Setup comprised of two parts, an admission controller and the Anchore Engine/API. The controller works as a dynamic webhook controller that reads configurations coming in (such as deployments, statefulsets, and even one-off pods) and makes a request to the Anchore API based on a policy you set (breakglass, analyze the image, deny/allow based on policy). In short, anything other than breakglass was a nightmare and ends in a cyclic issue where the controller reaches out even for the images currently running and if they are not analyzed, will cause failures causing a cascading failure. I spent at least 3 days working on and off trying to get this to work, but in the end believe it's most likely just easier to do image scanning on a CI/CD before acceptance even comes into play. Additionally, much of the open-source software is very much DIY and pushes you heavily into enterprise offerings for "better" functionality, unfortunately.

Enter Kyverno

Kyverno, as stated by themselves: "Kyverno (Greek for “govern”) is a policy engine designed specifically for Kubernetes". Kyverno allows us not only to alert and enforce policies but also to mutate resources (and keep running resources in check). Their policy engine is multifaceted, with extreme flexibility on the level of granularity and control you have for policy manufacturing. Its simple, readable language along with dead simple startup is what drew me to it over other solutions. It can be as lightweight or as heavy as you wish.

The scenario

The scenario that we will set the stage for this challenge is that we are a small start-up company that manages properties. We have a finance team, a development team, and a facilities team. Each plays a pivotal role and has software that supports their duties.

The development team is the core of the business, as they create software that drives the data behind their purchasing decisions for the finance team! They are always working on some new software and deploying a lot of experimental applications into Kubernetes. On the other hand, the finance and facilities team only consumes applications that were deployed into the cluster.

As a small start-up, we want to make sure we can attribute costs to each department and validate infrastructure as being charged to certain cost centers. As such, we want to ensure that every pod regardless of type (Deployment/Statefulset/ReplicaSet/etc) has labels the appropriately detail their respective function. Each pod shall container a department label that is finance/facilities/development as well as a cost-center label that details what cost center their resources are charged to (in this example, can be any arbitrary value as it is not important).

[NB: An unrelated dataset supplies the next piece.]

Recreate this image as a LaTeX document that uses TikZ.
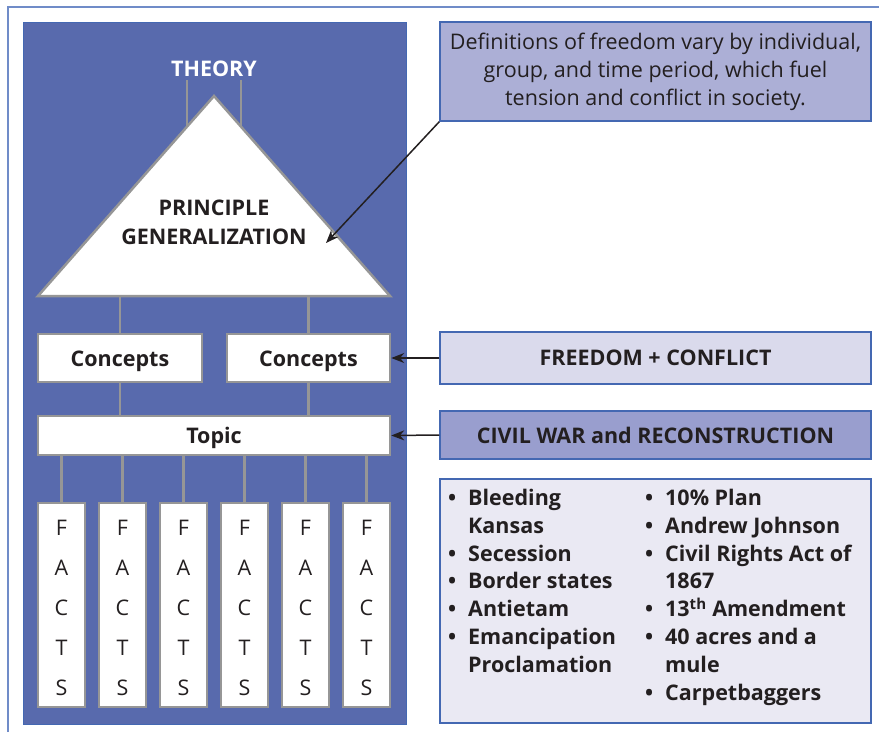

The cluster administrator has also deemed it that pods in the finance and facilities team should not be able to be exec into the pods. This may pose a security risk and should only be completed by an administrator of the cluster.

The Setup

For this setup, we will be use Digital Ocean's Managed Kubernetes service along with their Spaces offering, which is a S3 compliant storage to hold our Terraform state files and Terraform to standup infrastructure related to the Kubernetes cluster. For Terraform deployments and Kubernetes management, we will be using Github Actions. I also use GitGuardian to ensure that no sensitive credentials are exposed in my Github repos, as there can be the possibility for leaks with Terraform and Kubernetes.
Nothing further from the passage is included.